> Your instructions
Look through the listing below for the line containing "Write a web". Copy it and each line after it up to and including the line containing "4.844e-31, 5.868e-32, 7.108e-33];", exactly, leaving out pictures.

> Input rows
Start

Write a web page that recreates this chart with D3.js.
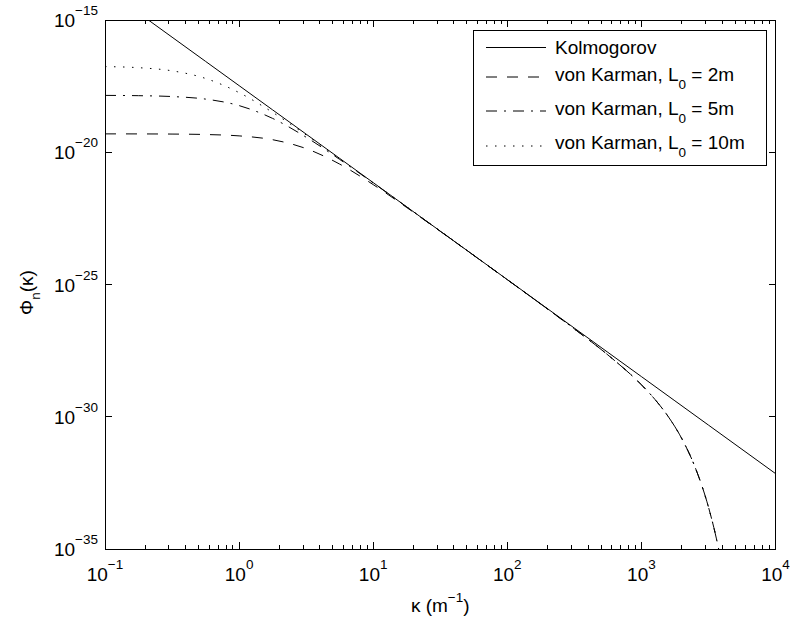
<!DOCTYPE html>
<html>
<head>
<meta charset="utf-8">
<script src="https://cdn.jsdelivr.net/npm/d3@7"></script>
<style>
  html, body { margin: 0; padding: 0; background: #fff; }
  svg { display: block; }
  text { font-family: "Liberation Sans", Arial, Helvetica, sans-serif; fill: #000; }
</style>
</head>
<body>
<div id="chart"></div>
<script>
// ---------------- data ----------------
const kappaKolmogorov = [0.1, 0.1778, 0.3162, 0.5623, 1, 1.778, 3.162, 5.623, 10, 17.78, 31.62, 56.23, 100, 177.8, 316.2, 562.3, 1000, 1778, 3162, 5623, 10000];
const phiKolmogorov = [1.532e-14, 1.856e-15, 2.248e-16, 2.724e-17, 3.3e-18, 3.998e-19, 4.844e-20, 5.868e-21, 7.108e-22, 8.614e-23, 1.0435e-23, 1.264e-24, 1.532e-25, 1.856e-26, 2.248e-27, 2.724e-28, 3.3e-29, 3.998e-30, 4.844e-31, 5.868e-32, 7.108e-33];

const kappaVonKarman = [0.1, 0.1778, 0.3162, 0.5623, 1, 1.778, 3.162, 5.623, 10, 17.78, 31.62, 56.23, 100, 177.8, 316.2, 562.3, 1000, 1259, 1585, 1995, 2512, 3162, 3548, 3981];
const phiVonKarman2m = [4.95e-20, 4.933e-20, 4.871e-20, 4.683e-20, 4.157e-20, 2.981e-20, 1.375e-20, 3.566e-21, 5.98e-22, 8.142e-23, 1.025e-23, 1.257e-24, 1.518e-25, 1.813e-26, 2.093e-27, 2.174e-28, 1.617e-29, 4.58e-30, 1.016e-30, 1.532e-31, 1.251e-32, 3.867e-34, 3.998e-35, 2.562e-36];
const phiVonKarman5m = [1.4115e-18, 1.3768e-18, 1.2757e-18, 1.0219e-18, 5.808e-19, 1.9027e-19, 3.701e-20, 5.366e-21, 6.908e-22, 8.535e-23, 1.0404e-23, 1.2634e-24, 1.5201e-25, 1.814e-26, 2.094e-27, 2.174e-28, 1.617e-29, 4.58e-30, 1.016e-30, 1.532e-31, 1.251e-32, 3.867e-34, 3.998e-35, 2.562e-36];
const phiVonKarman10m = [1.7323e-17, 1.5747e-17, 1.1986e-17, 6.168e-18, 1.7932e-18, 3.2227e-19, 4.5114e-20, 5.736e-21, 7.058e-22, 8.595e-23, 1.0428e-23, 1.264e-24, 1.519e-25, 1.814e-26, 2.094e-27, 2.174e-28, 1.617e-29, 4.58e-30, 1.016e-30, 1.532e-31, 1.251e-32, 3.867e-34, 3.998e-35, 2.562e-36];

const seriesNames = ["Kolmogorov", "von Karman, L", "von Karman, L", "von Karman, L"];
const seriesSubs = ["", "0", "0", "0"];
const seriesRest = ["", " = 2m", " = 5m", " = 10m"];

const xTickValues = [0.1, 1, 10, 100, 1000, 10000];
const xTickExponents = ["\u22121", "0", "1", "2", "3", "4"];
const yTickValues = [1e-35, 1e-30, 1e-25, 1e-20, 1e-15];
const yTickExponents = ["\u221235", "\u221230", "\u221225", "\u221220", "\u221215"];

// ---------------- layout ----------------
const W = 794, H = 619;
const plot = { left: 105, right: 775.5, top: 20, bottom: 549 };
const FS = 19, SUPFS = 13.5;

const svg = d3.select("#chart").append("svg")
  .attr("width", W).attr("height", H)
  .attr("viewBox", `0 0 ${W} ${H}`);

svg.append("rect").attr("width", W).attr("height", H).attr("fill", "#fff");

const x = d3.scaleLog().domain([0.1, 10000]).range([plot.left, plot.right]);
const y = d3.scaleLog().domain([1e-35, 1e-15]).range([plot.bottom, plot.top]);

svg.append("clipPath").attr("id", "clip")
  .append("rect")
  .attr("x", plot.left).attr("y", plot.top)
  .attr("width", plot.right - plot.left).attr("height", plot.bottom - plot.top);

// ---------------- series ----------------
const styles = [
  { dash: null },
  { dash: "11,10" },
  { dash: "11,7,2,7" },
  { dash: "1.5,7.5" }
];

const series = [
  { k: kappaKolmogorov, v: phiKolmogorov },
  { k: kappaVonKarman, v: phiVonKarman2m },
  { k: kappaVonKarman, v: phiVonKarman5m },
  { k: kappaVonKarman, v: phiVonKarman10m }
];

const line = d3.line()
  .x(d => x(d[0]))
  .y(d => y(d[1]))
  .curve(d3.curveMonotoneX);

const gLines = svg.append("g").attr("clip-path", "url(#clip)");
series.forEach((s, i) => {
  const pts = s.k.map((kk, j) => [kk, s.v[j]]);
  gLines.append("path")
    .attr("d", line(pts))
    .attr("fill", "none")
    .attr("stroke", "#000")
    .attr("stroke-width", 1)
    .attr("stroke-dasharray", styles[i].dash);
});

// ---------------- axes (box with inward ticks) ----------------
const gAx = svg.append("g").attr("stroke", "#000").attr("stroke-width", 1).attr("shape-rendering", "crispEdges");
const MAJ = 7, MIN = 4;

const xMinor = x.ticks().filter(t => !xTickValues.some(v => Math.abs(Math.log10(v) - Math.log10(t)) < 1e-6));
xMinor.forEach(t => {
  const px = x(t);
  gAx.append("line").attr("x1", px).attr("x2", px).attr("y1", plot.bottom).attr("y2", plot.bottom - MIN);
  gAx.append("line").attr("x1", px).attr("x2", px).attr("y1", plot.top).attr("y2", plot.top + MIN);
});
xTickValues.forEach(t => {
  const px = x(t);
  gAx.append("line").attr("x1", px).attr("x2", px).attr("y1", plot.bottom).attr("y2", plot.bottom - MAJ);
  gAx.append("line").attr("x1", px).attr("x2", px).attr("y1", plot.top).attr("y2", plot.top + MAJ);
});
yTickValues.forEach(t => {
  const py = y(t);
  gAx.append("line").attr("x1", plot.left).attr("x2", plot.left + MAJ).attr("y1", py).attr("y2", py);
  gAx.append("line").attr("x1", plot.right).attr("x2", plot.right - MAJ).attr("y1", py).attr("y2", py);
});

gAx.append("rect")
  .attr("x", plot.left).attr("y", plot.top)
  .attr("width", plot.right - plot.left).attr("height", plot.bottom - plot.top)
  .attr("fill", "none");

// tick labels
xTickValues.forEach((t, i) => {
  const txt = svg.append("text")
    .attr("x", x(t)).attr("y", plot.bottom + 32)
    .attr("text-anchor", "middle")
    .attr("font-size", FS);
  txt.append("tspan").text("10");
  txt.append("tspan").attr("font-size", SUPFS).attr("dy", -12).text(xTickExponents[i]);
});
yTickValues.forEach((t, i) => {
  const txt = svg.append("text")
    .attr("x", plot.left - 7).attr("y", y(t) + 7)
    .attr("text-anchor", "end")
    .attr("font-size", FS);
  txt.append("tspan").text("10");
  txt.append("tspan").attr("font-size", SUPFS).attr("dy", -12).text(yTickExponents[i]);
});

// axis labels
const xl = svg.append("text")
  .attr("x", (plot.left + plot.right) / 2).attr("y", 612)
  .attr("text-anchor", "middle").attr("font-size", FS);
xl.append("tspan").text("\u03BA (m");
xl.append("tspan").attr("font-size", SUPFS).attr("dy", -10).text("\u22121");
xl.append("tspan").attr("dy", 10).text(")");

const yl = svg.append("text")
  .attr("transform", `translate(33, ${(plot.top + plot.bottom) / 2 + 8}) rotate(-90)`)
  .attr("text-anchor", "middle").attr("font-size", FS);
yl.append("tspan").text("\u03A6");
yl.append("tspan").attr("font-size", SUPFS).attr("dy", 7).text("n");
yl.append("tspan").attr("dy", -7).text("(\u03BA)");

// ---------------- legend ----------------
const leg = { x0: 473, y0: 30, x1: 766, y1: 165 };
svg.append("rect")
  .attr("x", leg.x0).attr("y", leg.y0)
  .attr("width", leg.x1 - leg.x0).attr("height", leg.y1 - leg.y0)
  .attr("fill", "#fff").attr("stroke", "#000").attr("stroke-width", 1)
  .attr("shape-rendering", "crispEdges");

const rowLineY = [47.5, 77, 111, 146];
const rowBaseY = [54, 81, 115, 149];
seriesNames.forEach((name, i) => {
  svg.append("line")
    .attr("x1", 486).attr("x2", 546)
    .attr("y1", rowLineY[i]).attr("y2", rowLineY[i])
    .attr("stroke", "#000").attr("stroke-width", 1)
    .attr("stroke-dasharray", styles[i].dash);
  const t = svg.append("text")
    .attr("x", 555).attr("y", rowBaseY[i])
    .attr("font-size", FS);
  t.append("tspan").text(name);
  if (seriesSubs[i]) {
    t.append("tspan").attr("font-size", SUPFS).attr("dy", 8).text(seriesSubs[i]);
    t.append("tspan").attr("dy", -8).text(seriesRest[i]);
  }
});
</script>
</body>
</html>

End
Start

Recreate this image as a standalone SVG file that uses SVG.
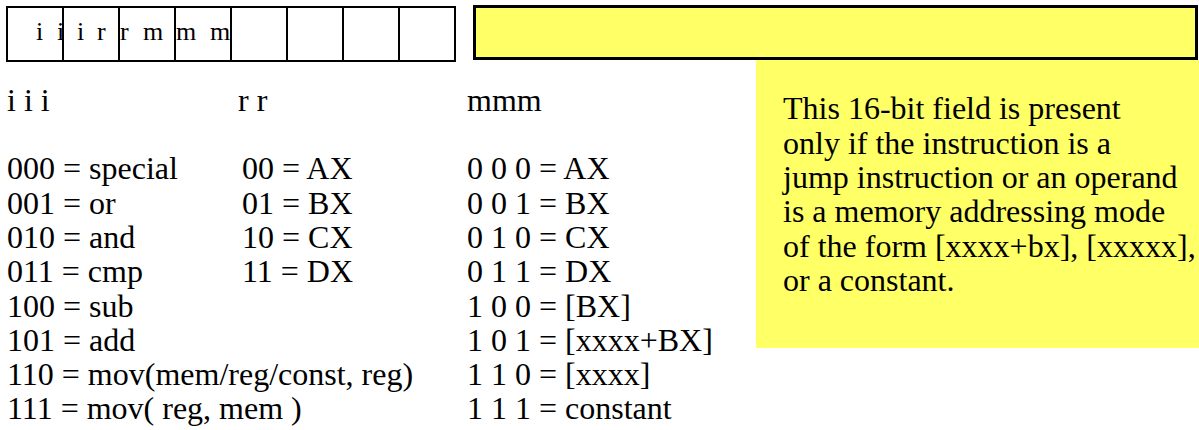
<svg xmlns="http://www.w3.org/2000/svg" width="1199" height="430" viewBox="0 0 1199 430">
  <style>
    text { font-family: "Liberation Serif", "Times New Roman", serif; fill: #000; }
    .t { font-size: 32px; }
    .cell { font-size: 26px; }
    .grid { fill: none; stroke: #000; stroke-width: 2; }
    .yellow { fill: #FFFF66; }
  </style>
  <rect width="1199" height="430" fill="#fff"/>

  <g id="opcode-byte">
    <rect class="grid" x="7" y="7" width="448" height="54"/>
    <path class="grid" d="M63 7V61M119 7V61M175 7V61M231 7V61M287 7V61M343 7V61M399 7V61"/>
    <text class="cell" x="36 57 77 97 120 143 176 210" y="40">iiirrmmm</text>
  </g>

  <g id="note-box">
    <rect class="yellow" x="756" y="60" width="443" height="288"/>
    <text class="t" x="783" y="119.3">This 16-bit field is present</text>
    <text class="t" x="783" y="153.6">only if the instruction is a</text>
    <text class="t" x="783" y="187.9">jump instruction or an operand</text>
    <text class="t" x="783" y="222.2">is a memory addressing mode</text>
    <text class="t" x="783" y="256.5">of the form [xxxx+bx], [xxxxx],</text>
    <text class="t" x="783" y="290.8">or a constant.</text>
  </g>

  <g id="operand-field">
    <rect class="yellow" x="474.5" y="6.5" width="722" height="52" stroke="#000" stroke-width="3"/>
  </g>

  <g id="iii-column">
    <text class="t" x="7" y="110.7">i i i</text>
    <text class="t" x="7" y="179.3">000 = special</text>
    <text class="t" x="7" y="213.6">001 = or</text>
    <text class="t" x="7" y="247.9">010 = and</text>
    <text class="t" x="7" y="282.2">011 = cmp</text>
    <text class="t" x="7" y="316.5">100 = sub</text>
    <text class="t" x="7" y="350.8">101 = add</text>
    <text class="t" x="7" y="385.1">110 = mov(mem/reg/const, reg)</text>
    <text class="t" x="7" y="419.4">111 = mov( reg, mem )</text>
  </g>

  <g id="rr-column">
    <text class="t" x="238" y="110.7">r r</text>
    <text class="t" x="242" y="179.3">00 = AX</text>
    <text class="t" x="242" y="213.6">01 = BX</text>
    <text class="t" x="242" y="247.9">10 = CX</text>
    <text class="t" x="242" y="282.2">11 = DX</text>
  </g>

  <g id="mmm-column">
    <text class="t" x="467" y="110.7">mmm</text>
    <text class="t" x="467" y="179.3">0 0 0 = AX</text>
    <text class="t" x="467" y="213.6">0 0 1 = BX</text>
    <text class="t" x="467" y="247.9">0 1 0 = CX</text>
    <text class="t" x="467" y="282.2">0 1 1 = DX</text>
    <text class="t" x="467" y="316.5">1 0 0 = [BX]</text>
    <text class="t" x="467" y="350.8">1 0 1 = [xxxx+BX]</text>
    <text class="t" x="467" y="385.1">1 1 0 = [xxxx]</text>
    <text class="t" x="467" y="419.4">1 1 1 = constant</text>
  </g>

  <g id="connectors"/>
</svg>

End
Start

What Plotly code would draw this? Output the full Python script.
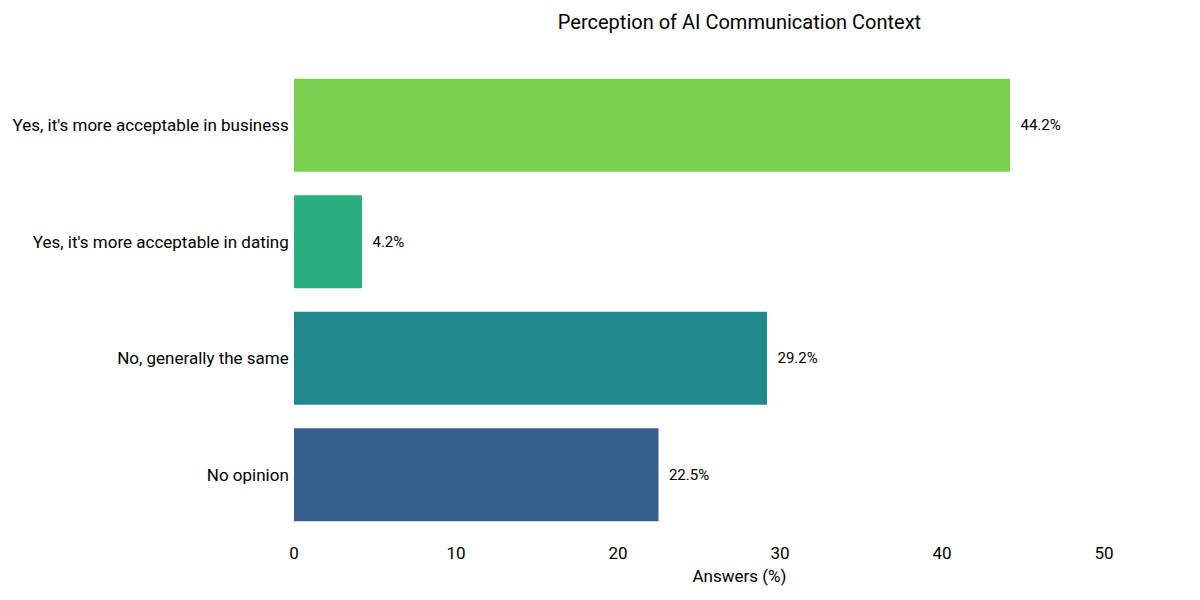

End

> Written reply
Write a web page that recreates this chart with D3.js.
<!DOCTYPE html>
<html>
<head>
<meta charset="utf-8">
<script src="https://cdn.jsdelivr.net/npm/d3@7"></script>
<style>
  html, body { margin: 0; padding: 0; background: #fff; }
  svg { display: block; }
  text { font-family: "Liberation Sans", Arial, Helvetica, sans-serif; fill: #000; }
</style>
</head>
<body>
<div id="chart"></div>
<script>
// ---------------- data ----------------
const kappaKolmogorov = [0.1, 0.1778, 0.3162, 0.5623, 1, 1.778, 3.162, 5.623, 10, 17.78, 31.62, 56.23, 100, 177.8, 316.2, 562.3, 1000, 1778, 3162, 5623, 10000];
const phiKolmogorov = [1.532e-14, 1.856e-15, 2.248e-16, 2.724e-17, 3.3e-18, 3.998e-19, 4.844e-20, 5.868e-21, 7.108e-22, 8.614e-23, 1.0435e-23, 1.264e-24, 1.532e-25, 1.856e-26, 2.248e-27, 2.724e-28, 3.3e-29, 3.998e-30, 4.844e-31, 5.868e-32, 7.108e-33];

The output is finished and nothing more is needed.